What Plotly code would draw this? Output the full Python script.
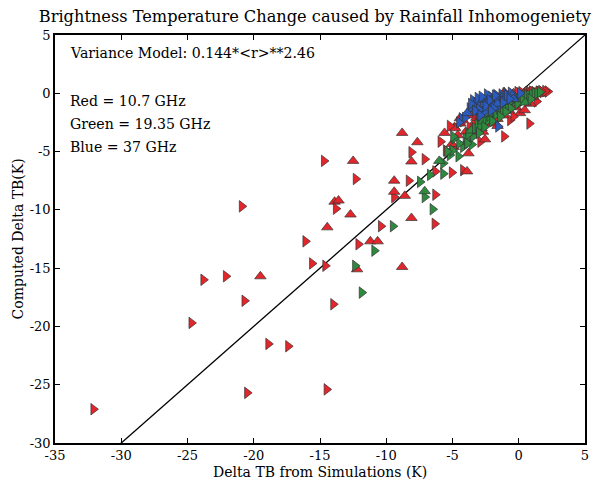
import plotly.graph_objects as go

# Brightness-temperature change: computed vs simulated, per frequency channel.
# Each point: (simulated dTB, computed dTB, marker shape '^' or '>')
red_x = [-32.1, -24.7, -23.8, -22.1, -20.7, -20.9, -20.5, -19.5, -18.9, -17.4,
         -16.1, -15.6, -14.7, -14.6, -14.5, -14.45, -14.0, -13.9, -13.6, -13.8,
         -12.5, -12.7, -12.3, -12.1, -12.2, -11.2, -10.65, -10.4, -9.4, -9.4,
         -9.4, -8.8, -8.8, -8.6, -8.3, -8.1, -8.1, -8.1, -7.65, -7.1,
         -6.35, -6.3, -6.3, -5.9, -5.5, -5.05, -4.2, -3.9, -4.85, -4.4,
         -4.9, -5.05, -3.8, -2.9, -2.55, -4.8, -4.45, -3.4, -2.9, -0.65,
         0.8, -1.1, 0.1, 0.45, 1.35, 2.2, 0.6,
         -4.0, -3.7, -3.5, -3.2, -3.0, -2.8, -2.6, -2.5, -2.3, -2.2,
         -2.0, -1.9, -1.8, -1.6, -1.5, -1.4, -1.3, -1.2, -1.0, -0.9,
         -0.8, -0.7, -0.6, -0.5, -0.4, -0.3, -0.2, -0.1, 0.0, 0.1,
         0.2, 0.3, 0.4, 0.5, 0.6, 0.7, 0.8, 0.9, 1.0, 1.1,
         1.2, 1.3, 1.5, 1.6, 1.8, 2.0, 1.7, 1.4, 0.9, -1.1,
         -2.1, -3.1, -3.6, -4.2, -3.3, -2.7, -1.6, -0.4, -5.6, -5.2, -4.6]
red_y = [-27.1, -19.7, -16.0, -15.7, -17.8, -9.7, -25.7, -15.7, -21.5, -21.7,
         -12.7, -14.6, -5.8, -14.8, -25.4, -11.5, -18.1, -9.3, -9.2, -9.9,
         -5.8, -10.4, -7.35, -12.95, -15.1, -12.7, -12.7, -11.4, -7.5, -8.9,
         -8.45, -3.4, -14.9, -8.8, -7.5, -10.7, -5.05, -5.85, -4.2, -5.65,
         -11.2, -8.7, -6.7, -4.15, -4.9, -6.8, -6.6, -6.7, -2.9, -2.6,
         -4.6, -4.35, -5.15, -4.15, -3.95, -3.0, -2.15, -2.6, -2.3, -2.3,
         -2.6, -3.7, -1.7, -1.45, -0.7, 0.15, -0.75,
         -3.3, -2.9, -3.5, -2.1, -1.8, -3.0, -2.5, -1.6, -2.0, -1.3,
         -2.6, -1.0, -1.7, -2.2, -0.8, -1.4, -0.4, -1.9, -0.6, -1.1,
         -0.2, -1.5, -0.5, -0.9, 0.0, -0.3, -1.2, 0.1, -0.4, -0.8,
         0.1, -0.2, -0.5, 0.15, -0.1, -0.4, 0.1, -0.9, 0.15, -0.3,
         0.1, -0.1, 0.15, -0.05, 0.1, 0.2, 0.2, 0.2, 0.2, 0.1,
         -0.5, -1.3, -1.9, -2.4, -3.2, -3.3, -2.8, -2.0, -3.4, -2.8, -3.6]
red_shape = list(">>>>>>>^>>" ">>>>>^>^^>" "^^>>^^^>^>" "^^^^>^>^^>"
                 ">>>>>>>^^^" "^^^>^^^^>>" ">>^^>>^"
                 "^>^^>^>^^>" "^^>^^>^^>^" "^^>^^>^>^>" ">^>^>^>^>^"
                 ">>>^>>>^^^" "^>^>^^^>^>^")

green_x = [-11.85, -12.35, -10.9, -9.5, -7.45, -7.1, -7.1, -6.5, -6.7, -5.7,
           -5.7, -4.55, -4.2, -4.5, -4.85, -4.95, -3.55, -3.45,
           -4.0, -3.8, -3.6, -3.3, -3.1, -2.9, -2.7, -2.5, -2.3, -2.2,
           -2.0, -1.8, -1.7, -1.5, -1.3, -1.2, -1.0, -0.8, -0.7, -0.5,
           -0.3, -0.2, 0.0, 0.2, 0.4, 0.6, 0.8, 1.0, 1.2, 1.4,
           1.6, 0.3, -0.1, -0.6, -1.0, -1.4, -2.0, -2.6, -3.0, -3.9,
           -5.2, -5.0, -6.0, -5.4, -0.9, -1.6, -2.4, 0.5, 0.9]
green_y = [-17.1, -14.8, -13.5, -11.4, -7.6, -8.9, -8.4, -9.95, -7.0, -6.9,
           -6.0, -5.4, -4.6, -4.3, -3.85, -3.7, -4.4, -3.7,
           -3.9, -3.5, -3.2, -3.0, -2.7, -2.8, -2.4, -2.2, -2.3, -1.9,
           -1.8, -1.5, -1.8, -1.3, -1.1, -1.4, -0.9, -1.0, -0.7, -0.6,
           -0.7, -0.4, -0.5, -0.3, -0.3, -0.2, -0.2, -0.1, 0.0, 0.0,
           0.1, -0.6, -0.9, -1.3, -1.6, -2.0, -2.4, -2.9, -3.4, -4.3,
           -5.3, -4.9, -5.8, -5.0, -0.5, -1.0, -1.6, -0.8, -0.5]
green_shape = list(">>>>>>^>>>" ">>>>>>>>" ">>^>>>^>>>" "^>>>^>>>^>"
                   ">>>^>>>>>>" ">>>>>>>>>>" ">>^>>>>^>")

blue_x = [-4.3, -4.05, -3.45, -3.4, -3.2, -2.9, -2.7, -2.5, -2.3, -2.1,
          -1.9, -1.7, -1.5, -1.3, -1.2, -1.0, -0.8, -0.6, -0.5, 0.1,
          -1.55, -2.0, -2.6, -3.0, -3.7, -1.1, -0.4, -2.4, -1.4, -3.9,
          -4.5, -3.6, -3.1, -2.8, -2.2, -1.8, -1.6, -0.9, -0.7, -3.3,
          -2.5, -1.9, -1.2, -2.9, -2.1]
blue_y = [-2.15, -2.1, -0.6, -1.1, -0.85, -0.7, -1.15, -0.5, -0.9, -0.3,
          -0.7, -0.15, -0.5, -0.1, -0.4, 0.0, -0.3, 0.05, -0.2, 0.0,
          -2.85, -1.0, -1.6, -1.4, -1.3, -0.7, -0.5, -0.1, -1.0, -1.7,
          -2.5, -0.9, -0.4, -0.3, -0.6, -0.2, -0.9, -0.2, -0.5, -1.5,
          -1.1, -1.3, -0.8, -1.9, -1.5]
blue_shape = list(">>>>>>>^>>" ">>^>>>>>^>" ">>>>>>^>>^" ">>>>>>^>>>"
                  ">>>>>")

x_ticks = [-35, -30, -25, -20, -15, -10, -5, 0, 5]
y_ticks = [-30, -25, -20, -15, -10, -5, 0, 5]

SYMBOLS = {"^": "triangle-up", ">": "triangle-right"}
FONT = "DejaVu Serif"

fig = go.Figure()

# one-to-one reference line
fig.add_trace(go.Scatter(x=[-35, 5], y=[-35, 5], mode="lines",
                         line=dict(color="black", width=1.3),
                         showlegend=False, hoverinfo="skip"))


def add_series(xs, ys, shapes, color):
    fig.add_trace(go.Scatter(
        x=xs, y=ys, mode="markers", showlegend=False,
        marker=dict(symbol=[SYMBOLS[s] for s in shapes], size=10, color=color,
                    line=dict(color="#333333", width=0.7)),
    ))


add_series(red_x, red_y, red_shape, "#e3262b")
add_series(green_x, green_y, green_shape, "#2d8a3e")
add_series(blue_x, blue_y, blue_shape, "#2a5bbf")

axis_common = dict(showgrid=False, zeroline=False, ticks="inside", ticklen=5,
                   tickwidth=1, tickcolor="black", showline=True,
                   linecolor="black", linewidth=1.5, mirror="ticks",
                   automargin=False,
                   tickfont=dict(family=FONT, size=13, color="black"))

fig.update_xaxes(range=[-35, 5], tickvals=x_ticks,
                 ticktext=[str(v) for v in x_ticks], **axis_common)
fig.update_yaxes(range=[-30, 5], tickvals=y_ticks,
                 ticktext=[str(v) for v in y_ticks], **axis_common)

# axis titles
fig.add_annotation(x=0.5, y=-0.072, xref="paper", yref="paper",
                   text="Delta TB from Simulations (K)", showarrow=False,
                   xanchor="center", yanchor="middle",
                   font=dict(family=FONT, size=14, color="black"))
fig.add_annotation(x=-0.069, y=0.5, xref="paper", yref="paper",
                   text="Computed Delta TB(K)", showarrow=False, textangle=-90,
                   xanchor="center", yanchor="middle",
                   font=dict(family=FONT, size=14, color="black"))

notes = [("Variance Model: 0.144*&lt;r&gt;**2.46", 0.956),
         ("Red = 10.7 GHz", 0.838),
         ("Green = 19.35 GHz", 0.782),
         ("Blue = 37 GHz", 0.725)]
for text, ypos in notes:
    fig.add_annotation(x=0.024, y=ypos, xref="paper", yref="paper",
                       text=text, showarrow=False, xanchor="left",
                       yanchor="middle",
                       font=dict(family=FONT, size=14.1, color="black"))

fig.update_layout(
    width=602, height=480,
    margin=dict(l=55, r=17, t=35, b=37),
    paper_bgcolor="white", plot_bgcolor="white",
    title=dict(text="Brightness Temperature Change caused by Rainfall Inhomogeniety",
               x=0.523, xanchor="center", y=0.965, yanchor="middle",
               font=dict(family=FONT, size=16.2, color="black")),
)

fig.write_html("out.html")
* * *
Repeat exactly and only the lines from the start of the data above through the line that holds "import plotly.graph_objects as go", inclusive. Pictures do not belong in the copy.

What Plotly code would draw this? Output the full Python script.
import plotly.graph_objects as go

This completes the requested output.